WORK INSTRUCTIONS
For each line in the data below that holds "page", return a copy.

DATA LINES
>> Start

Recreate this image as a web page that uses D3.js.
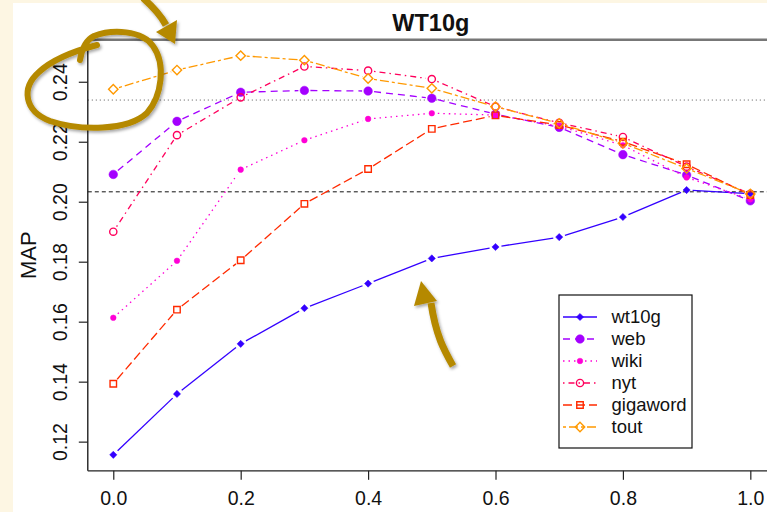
<!DOCTYPE html>
<html lang="en">

<head>
	<meta charset="utf-8">
	<title> WT10g </title>
	<script src="https://d3js.org/d3.v7.min.js"></script>
	<style type="text/css">
		body{
			margin: 0;
			background: #fdf6e3;
		}
		svg{
			display: block;
			font-family: "Liberation Sans", Arial, Helvetica, sans-serif;
		}
		.axis text{
			font-size: 19.5px;
			fill: #111;
		}
	</style>
</head>

<body>
	<script type="text/javascript">
	// data
	var lambdas = [0.0, 0.1, 0.2, 0.3, 0.4, 0.5, 0.6, 0.7, 0.8, 0.9, 1.0]
	var wt10g    = [0.1156, 0.1359, 0.1526, 0.1645, 0.1727, 0.1811, 0.1849, 0.1882, 0.1949, 0.2039, 0.2027]
	var web      = [0.2091, 0.2268, 0.2365, 0.2371, 0.2369, 0.2345, 0.2292, 0.2248, 0.2157, 0.2089, 0.2003]
	var wiki     = [0.1613, 0.1803, 0.2107, 0.2205, 0.2276, 0.2295, 0.2289, 0.2252, 0.2188, 0.2081, 0.2008]
	var nyt      = [0.1900, 0.2222, 0.2348, 0.2451, 0.2437, 0.2409, 0.2317, 0.2263, 0.2216, 0.2117, 0.2026]
	var gigaword = [0.1393, 0.1640, 0.1805, 0.1993, 0.2109, 0.2243, 0.2288, 0.2256, 0.2200, 0.2125, 0.2022]
	var tout     = [0.2375, 0.2439, 0.2487, 0.2472, 0.2411, 0.2378, 0.2317, 0.2261, 0.2195, 0.2111, 0.2026]

	var seriesNames = ["wt10g", "web", "wiki", "nyt", "gigaword", "tout"]
	var seriesValues = [wt10g, web, wiki, nyt, gigaword, tout]

	// horizontal reference lines
	var refDotted = 0.2339
	var refDashed = 0.2033

	var xTicks = [0.0, 0.2, 0.4, 0.6, 0.8, 1.0]
	var yTicks = [0.12, 0.14, 0.16, 0.18, 0.20, 0.22, 0.24]

	// styles per series (R like lty / pch)
	var colors = ["#3300ff", "#a400ff", "#ff00d6", "#ff005c", "#ff2a00", "#ff9900"]
	var dashes = [null, "7,5", "1.5,4", "1.5,4,6,4", "9,4", "3,3,9,3"]
	var shapes = ["diamondFill", "circleBig", "circleSmall", "circleOpen", "squareOpen", "diamondOpen"]

	// window size
	var w = 767
	var h = 512

	// plot region (pixels)  -- "top" is taken by window.top, so prefix
	var pLeft = 87.8, pRight = 775.8, pTop = 39.7, pBottom = 470.8

	// scales, R style 4% padding
	var allVals = d3.merge(seriesValues)
	var yExt = d3.extent(allVals)
	var yPad = (yExt[1] - yExt[0]) * 0.04
	var xExt = d3.extent(lambdas)
	var xPad = (xExt[1] - xExt[0]) * 0.04

	var xScale = d3.scaleLinear().domain([xExt[0] - xPad, xExt[1] + xPad]).range([pLeft, pRight])
	var yScale = d3.scaleLinear().domain([yExt[0] - yPad, yExt[1] + yPad]).range([pBottom, pTop])

	// svg
	var svg = d3.select("body")
				.append("svg")
				.attr("width", w)
				.attr("height", h)

	var defs = svg.append("defs")
	defs.append("filter")
		.attr("id", "shadow")
		.attr("x", "-20%").attr("y", "-20%")
		.attr("width", "140%").attr("height", "140%")
		.append("feDropShadow")
		.attr("dx", 1.5).attr("dy", 2)
		.attr("stdDeviation", 1.5)
		.attr("flood-color", "#000")
		.attr("flood-opacity", 0.35)

	// white panel on the cream page
	svg.append("rect")
		.attr("x", 13).attr("y", 3)
		.attr("width", w - 13).attr("height", h - 3)
		.attr("fill", "#ffffff")

	// reference lines
	svg.append("line")
		.attr("x1", pLeft).attr("x2", pRight)
		.attr("y1", yScale(refDotted)).attr("y2", yScale(refDotted))
		.attr("stroke", "#555").attr("stroke-width", 1)
		.style("stroke-dasharray", "1,3")
	svg.append("line")
		.attr("x1", pLeft).attr("x2", pRight)
		.attr("y1", yScale(refDashed)).attr("y2", yScale(refDashed))
		.attr("stroke", "#111").attr("stroke-width", 1)
		.style("stroke-dasharray", "4,3")

	// box (left, bottom dark; top grey)
	svg.append("line")
		.attr("x1", pLeft).attr("x2", pRight).attr("y1", pTop).attr("y2", pTop)
		.attr("stroke", "#777").attr("stroke-width", 2.5)
	svg.append("line")
		.attr("x1", pLeft).attr("x2", pLeft).attr("y1", pTop).attr("y2", pBottom)
		.attr("stroke", "#111").attr("stroke-width", 1.3)
	svg.append("line")
		.attr("x1", pLeft).attr("x2", pRight).attr("y1", pBottom).attr("y2", pBottom)
		.attr("stroke", "#222").attr("stroke-width", 1.3)

	// axes
	var xAxis = d3.axisBottom(xScale).tickValues(xTicks).tickSize(9).tickFormat(d3.format(".1f"))
	var yAxis = d3.axisLeft(yScale).tickValues(yTicks).tickSize(9).tickFormat(d3.format(".2f"))

	var gx = svg.append("g")
		.attr("class", "axis")
		.attr("transform", "translate(0," + pBottom + ")")
		.call(xAxis)
	gx.select(".domain").remove()
	gx.selectAll(".tick line").attr("stroke", "#222").attr("stroke-width", 1.2)
	gx.selectAll("text")
		.attr("y", 27.5)
		.attr("dy", "0.35em")

	var gy = svg.append("g")
		.attr("class", "axis")
		.attr("transform", "translate(" + pLeft + ",0)")
		.call(yAxis)
	gy.select(".domain").remove()
	gy.selectAll(".tick line").attr("stroke", "#222").attr("stroke-width", 1.2)
	gy.selectAll("text")
		.attr("x", 0)
		.attr("dy", "0.35em")
		.attr("text-anchor", "middle")
		.attr("transform", "translate(-28,0) rotate(-90)")

	// y label
	svg.append("text")
		.attr("transform", "translate(28," + ((pTop + pBottom) / 2) + ") rotate(-90)")
		.attr("dy", "0.35em")
		.attr("text-anchor", "middle")
		.style("font-size", "22px")
		.attr("fill", "#111")
		.text("MAP")

	// title
	svg.append("text")
		.attr("x", (pLeft + pRight) / 2 - 1)
		.attr("y", 30.5)
		.attr("text-anchor", "middle")
		.style("font-size", "23.5px")
		.style("font-weight", "bold")
		.attr("fill", "#111")
		.text("WT10g")

	// marker drawing, R pch lookalikes
	function drawMarker(g, shape, cx, cy, color) {
		var sym, fill = "none", rot = 0
		if (shape == "diamondFill") { sym = d3.symbol(d3.symbolSquare, 26); fill = color; rot = 45 }
		if (shape == "circleBig") { sym = d3.symbol(d3.symbolCircle, 58); fill = color }
		if (shape == "circleSmall") { sym = d3.symbol(d3.symbolCircle, 25); fill = color }
		if (shape == "circleOpen") { sym = d3.symbol(d3.symbolCircle, 41) }
		if (shape == "squareOpen") { sym = d3.symbol(d3.symbolSquare, 42) }
		if (shape == "diamondOpen") { sym = d3.symbol(d3.symbolSquare, 44); rot = 45 }
		g.append("path")
			.attr("d", sym())
			.attr("transform", "translate(" + cx + "," + cy + ") rotate(" + rot + ")")
			.attr("fill", fill)
			.attr("stroke", color)
			.attr("stroke-width", fill == "none" ? 1.4 : 0.5)
	}

	// lines type "b": segments with small gaps around the points
	var gap = 6
	seriesValues.forEach(function(vals, s) {
		var g = svg.append("g").attr("class", "series-" + seriesNames[s])
		for (var i = 0; i < vals.length - 1; i++) {
			var x1 = xScale(lambdas[i]), y1 = yScale(vals[i])
			var x2 = xScale(lambdas[i + 1]), y2 = yScale(vals[i + 1])
			var len = Math.sqrt((x2 - x1) * (x2 - x1) + (y2 - y1) * (y2 - y1))
			if (len <= 2 * gap) continue
			var ux = (x2 - x1) / len, uy = (y2 - y1) / len
			g.append("line")
				.attr("x1", x1 + ux * gap).attr("y1", y1 + uy * gap)
				.attr("x2", x2 - ux * gap).attr("y2", y2 - uy * gap)
				.attr("stroke", colors[s])
				.attr("stroke-width", 1.3)
				.style("stroke-dasharray", dashes[s])
		}
		vals.forEach(function(v, i) {
			drawMarker(g, shapes[s], xScale(lambdas[i]), yScale(v), colors[s])
		})
	})

	// legend
	var legend = svg.append("g").attr("class", "legend")
	legend.append("rect")
		.attr("x", 559).attr("y", 295)
		.attr("width", 133).attr("height", 153)
		.attr("fill", "#fff")
		.attr("stroke", "#111")
		.attr("stroke-width", 1.2)
	seriesNames.forEach(function(name, s) {
		var ly = 317 + s * 22
		legend.append("line")
			.attr("x1", 563).attr("x2", 597)
			.attr("y1", ly).attr("y2", ly)
			.attr("stroke", colors[s])
			.attr("stroke-width", 1.3)
			.style("stroke-dasharray", dashes[s])
		drawMarker(legend, shapes[s], 580, ly, colors[s])
		legend.append("text")
			.attr("x", 611.5)
			.attr("y", ly)
			.attr("dy", "0.35em")
			.style("font-size", "18.5px")
			.attr("fill", "#111")
			.text(name)
	})

	// hand drawn annotations (loop + two arrows)
	var gold = "#b58900"
	var ann = svg.append("g").attr("filter", "url(#shadow)")
	ann.append("path")
		.attr("d", "M80,60 C82,48 86,40 94,36 C112,29 142,30 153,46 C166,64 162,96 147,113 C128,131 80,131 50,121 C24,111 21,88 39,72 C54,58 78,50 97,45")
		.attr("fill", "none").attr("stroke", gold)
		.attr("stroke-width", 6).attr("stroke-linecap", "round")
	ann.append("path")
		.attr("d", "M143,-2 C152,6 160,14 166,25")
		.attr("fill", "none").attr("stroke", gold)
		.attr("stroke-width", 7)
	ann.append("path")
		.attr("d", "M156,32 L177,20 L175,44 Z")
		.attr("fill", gold)
	ann.append("path")
		.attr("d", "M453,366 C444,350 436,336 431,303")
		.attr("fill", "none").attr("stroke", gold)
		.attr("stroke-width", 7)
	ann.append("path")
		.attr("d", "M414,306 L421,281 L437,301 Z")
		.attr("fill", gold)

	</script>
</body>
</html>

>> End

FULL SOLUTION
Recreate this image as a web page that uses D3.js.
	// white panel on the cream page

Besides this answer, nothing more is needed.